Enhanced Signal-to-Noise Ratio Estimation in Optical Fiber Communications: A Pilot-Based Approach

This paper presents two innovative, pilot-assisted, neural network (NN)-based signal-to-noise ratio (SNR) estimators for application in optical fiber communications. These estimators, termed pilot-assisted feature complexity reduction (PAF-CR) and pilot-assisted feature accuracy enhancement (PAF-AE), are designed to jointly estimate both linear and non-linear SNR components. The architectures of these proposed estimators employ feedforward NNs (FFNNs) for the SNR estimation, with PAF-CR utilizing a two-hidden layer FFNN and PAF-AE employing a single-hidden layer FFNN. Novel features are extracted from pilot signals to utilize the pilot overhead in transmitted signals, such as mean absolute error and mean signed deviation, which statistically measure the error between transmitted and received pilot signals. Additionally, features are directly extracted from the received data signal, such as average absolute deviation, entropy, and arithmetic mean, to capture its statistical dispersion characteristics. The proposed features are carefully selected to effectively capture the characteristics of both linear and non-linear SNR components. The estimation accuracy of the SNR components achieved by the proposed estimators is evaluated using the normalized root mean square error and the standard deviation of the estimation errors.
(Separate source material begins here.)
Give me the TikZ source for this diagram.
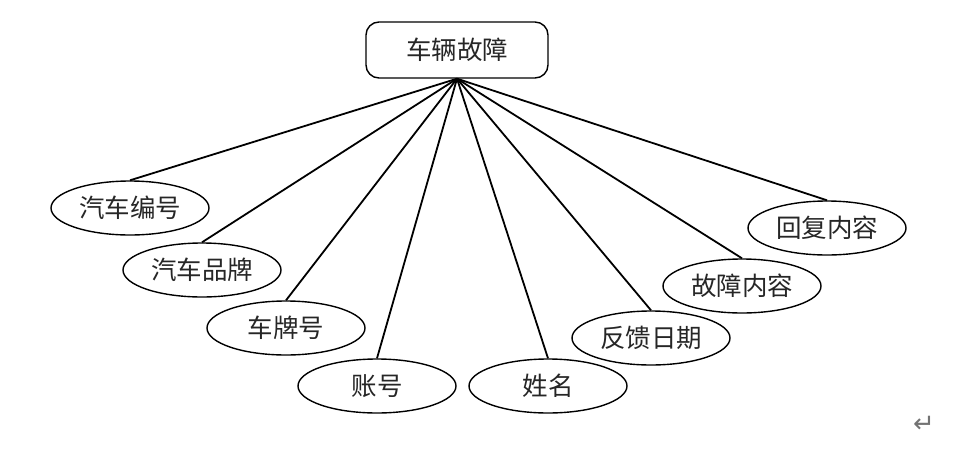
\documentclass[tikz,border=0pt]{standalone}
\usepackage{fontspec}
\newfontfamily\cjk{Noto Sans CJK SC}
\newfontfamily\sym{DejaVu Sans}
\usetikzlibrary{shapes.geometric}
\begin{document}
\begin{tikzpicture}[x=1pt,y=-1pt,
  attr/.style={draw=black,line width=1.4pt,ellipse,minimum width=158pt,minimum height=54pt,inner sep=0pt,font=\cjk\fontsize{25.5}{28}\selectfont,text=black!85},
  entity/.style={draw=black,line width=1.4pt,rounded corners=13pt,minimum width=182pt,minimum height=56pt,inner sep=0pt,font=\cjk\fontsize{25.5}{28}\selectfont,text=black!85},
  link/.style={line width=1.8pt,black}]
\useasboundingbox (0,0) rectangle (971,464);
\node[entity] (e) at (457,50) {车辆故障};
\node[attr] (a1) at (130,208) {汽车编号};
\node[attr] (a2) at (202,270) {汽车品牌};
\node[attr] (a3) at (286,328) {车牌号};
\node[attr] (a4) at (377,386) {账号};
\node[attr] (a5) at (548,386) {姓名};
\node[attr] (a6) at (651,338) {反馈日期};
\node[attr] (a7) at (742,286) {故障内容};
\node[attr] (a8) at (827,228) {回复内容};
\foreach \n in {a1,a2,a3,a4,a5,a6,a7,a8}
  \draw[link] (e.south) -- (\n.north);
\node[font=\sym\fontsize{26}{28}\selectfont,text=black!55] (ret) at (924,424) {↵};
\end{tikzpicture}
\end{document}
A comprehensive computational complexity analysis of the proposed PAF-CR and PAF-AE estimators is conducted, expressed in terms of real-valued multiplications and additions. Numerical results illustrate that the proposed PAF-CR and PAF-AE estimators achieve a favorable trade-off between the SNR estimation accuracy and computational complexity compared with existing literature estimators. The proposed PAF-CR offers significant computational complexity reduction with a slight enhancement in estimation accuracy, while the proposed PAF-AE provides substantial estimation accuracy improvement while slightly decreasing computational complexity.